Reproduce the listing below without changes, except that pictures are left out.

DATA SHOWN:
· · ·
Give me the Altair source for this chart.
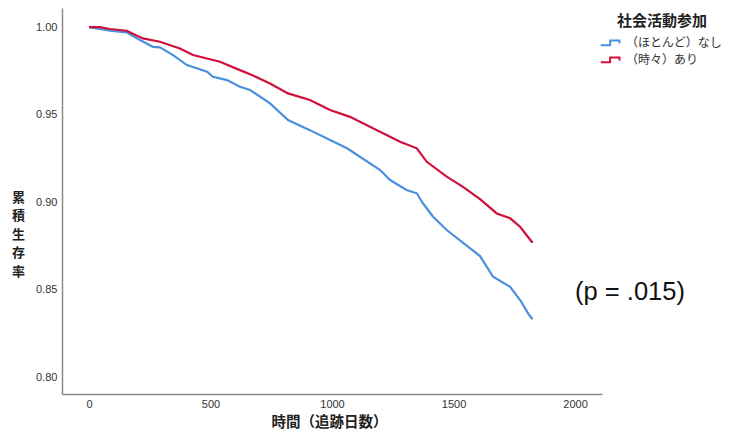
import altair as alt
import pandas as pd

# Kaplan-Meier curves
none_days = [0, 86, 155, 210, 263, 292, 346, 403, 486, 510, 568, 621, 663, 745, 819, 909, 992, 1062, 1198, 1239, 1307, 1349, 1374, 1416, 1472, 1609, 1663, 1733, 1774, 1807, 1822, 1827]
none_surv = [1.000, 0.9979, 0.9970, 0.9926, 0.9887, 0.9884, 0.9840, 0.9783, 0.9745, 0.9716, 0.9697, 0.9659, 0.9640, 0.9564, 0.9469, 0.9411, 0.9354, 0.9307, 0.9183, 0.9126, 0.9069, 0.9050, 0.8993, 0.8916, 0.8840, 0.8691, 0.8573, 0.8516, 0.8440, 0.8364, 0.8335, 0.8335]

some_days = [0, 45, 86, 155, 222, 292, 374, 428, 539, 621, 663, 745, 819, 909, 992, 1074, 1156, 1239, 1280, 1349, 1390, 1472, 1539, 1609, 1678, 1733, 1774, 1822, 1827]
some_surv = [1.000, 1.000, 0.9989, 0.9979, 0.9935, 0.9916, 0.9878, 0.9840, 0.9802, 0.9754, 0.9731, 0.9678, 0.9621, 0.9583, 0.9526, 0.9487, 0.9430, 0.9373, 0.9345, 0.9307, 0.9230, 0.9145, 0.9087, 0.9017, 0.8935, 0.8907, 0.8859, 0.8773, 0.8770]

groups = ["（ほとんど）なし", "（時々）あり"]
colors = ["#4A90DD", "#D0103A"]
x_ticks = [0, 500, 1000, 1500, 2000]
y_ticks = [0.80, 0.85, 0.90, 0.95, 1.00]
p_text = ["(p = .015)"]

rows = []
for i, (d, s) in enumerate(zip(none_days, none_surv)):
    rows.append({"group": groups[0], "day": d, "surv": s, "order": i})
for i, (d, s) in enumerate(zip(some_days, some_surv)):
    rows.append({"group": groups[1], "day": d, "surv": s, "order": i})
df = pd.DataFrame(rows)

FONT = "Liberation Sans"
CJK = "Noto Sans CJK JP"

step_path = "M-1.2,0.25 H-0.1 V-0.3 H1.0 V0.05"

lines = alt.Chart(df).mark_line(strokeWidth=2.2).encode(
    x=alt.X("day:Q", scale=alt.Scale(domain=[-111, 2111], nice=False, zero=False),
            axis=alt.Axis(values=x_ticks, title="時間（追跡日数）", grid=False, ticks=False,
                          labelPadding=4, titleX=267, titleY=28, titleAnchor="middle",
                          titleBaseline="middle", titleFontSize=14.5, format="d")),
    y=alt.Y("surv:Q", scale=alt.Scale(domain=[0.7903, 1.0109], nice=False, zero=False),
            axis=alt.Axis(values=y_ticks, format=".2f", grid=False, ticks=False,
                          labelPadding=5,
                          title=["累", "積", "生", "存", "率"], titleAngle=0,
                          titleX=-44, titleY=189, titleAlign="center",
                          titleBaseline="middle", titleLineHeight=18.5, titleFontSize=13)),
    color=alt.Color("group:N", scale=alt.Scale(domain=groups, range=colors),
                    legend=alt.Legend(title="社会活動参加", orient="none", legendX=539, legendY=6,
                                      titleAnchor="middle", symbolType=step_path,
                                      symbolSize=290, symbolStrokeWidth=2, symbolFillColor="transparent",
                                      rowPadding=0, padding=0, titlePadding=4, labelOffset=5)),
    order="order:Q",
)

ann = alt.Chart(pd.DataFrame({"t": p_text})).mark_text(
    fontSize=25.5, font=FONT, color="#111111", align="center", baseline="middle"
).encode(text="t:N", x=alt.value(568), y=alt.value(284))

chart = alt.layer(lines, ann).properties(
    width=540, height=386,
    autosize=alt.AutoSizeParams(type="none"),
    padding={"left": 54, "top": 0, "right": 120, "bottom": 35},
).configure_view(stroke=None).configure_axis(
    domainColor="#8a8a8a", domainWidth=1.5,
    labelFont=FONT, labelFontSize=11, labelColor="#333333",
    titleFont=CJK, titleFontSize=15, titleFontWeight="bold", titleColor="#222222",
).configure_legend(
    titleFont=CJK, titleFontSize=15, titleFontWeight="bold", titleColor="#222222",
    labelFont=CJK, labelFontSize=12, labelColor="#333333",
)

chart.save("out.html", embed_options={"renderer": "svg", "actions": False})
· · ·
SOLUTION TO THIS TASK:
Give me the Altair source for this chart.
import altair as alt
import pandas as pd

# Kaplan-Meier curves
none_days = [0, 86, 155, 210, 263, 292, 346, 403, 486, 510, 568, 621, 663, 745, 819, 909, 992, 1062, 1198, 1239, 1307, 1349, 1374, 1416, 1472, 1609, 1663, 1733, 1774, 1807, 1822, 1827]
none_surv = [1.000, 0.9979, 0.9970, 0.9926, 0.9887, 0.9884, 0.9840, 0.9783, 0.9745, 0.9716, 0.9697, 0.9659, 0.9640, 0.9564, 0.9469, 0.9411, 0.9354, 0.9307, 0.9183, 0.9126, 0.9069, 0.9050, 0.8993, 0.8916, 0.8840, 0.8691, 0.8573, 0.8516, 0.8440, 0.8364, 0.8335, 0.8335]

some_days = [0, 45, 86, 155, 222, 292, 374, 428, 539, 621, 663, 745, 819, 909, 992, 1074, 1156, 1239, 1280, 1349, 1390, 1472, 1539, 1609, 1678, 1733, 1774, 1822, 1827]
some_surv = [1.000, 1.000, 0.9989, 0.9979, 0.9935, 0.9916, 0.9878, 0.9840, 0.9802, 0.9754, 0.9731, 0.9678, 0.9621, 0.9583, 0.9526, 0.9487, 0.9430, 0.9373, 0.9345, 0.9307, 0.9230, 0.9145, 0.9087, 0.9017, 0.8935, 0.8907, 0.8859, 0.8773, 0.8770]

groups = ["（ほとんど）なし", "（時々）あり"]
colors = ["#4A90DD", "#D0103A"]
x_ticks = [0, 500, 1000, 1500, 2000]
y_ticks = [0.80, 0.85, 0.90, 0.95, 1.00]
p_text = ["(p = .015)"]

rows = []
for i, (d, s) in enumerate(zip(none_days, none_surv)):
    rows.append({"group": groups[0], "day": d, "surv": s, "order": i})
for i, (d, s) in enumerate(zip(some_days, some_surv)):
    rows.append({"group": groups[1], "day": d, "surv": s, "order": i})
df = pd.DataFrame(rows)

FONT = "Liberation Sans"
CJK = "Noto Sans CJK JP"

step_path = "M-1.2,0.25 H-0.1 V-0.3 H1.0 V0.05"

lines = alt.Chart(df).mark_line(strokeWidth=2.2).encode(
    x=alt.X("day:Q", scale=alt.Scale(domain=[-111, 2111], nice=False, zero=False),
            axis=alt.Axis(values=x_ticks, title="時間（追跡日数）", grid=False, ticks=False,
                          labelPadding=4, titleX=267, titleY=28, titleAnchor="middle",
                          titleBaseline="middle", titleFontSize=14.5, format="d")),
    y=alt.Y("surv:Q", scale=alt.Scale(domain=[0.7903, 1.0109], nice=False, zero=False),
            axis=alt.Axis(values=y_ticks, format=".2f", grid=False, ticks=False,
                          labelPadding=5,
                          title=["累", "積", "生", "存", "率"], titleAngle=0,
                          titleX=-44, titleY=189, titleAlign="center",
                          titleBaseline="middle", titleLineHeight=18.5, titleFontSize=13)),
    color=alt.Color("group:N", scale=alt.Scale(domain=groups, range=colors),
                    legend=alt.Legend(title="社会活動参加", orient="none", legendX=539, legendY=6,
                                      titleAnchor="middle", symbolType=step_path,
                                      symbolSize=290, symbolStrokeWidth=2, symbolFillColor="transparent",
                                      rowPadding=0, padding=0, titlePadding=4, labelOffset=5)),
    order="order:Q",
)

ann = alt.Chart(pd.DataFrame({"t": p_text})).mark_text(
    fontSize=25.5, font=FONT, color="#111111", align="center", baseline="middle"
).encode(text="t:N", x=alt.value(568), y=alt.value(284))

chart = alt.layer(lines, ann).properties(
    width=540, height=386,
    autosize=alt.AutoSizeParams(type="none"),
    padding={"left": 54, "top": 0, "right": 120, "bottom": 35},
).configure_view(stroke=None).configure_axis(
    domainColor="#8a8a8a", domainWidth=1.5,
    labelFont=FONT, labelFontSize=11, labelColor="#333333",
    titleFont=CJK, titleFontSize=15, titleFontWeight="bold", titleColor="#222222",
).configure_legend(
    titleFont=CJK, titleFontSize=15, titleFontWeight="bold", titleColor="#222222",
    labelFont=CJK, labelFontSize=12, labelColor="#333333",
)

chart.save("out.html", embed_options={"renderer": "svg", "actions": False})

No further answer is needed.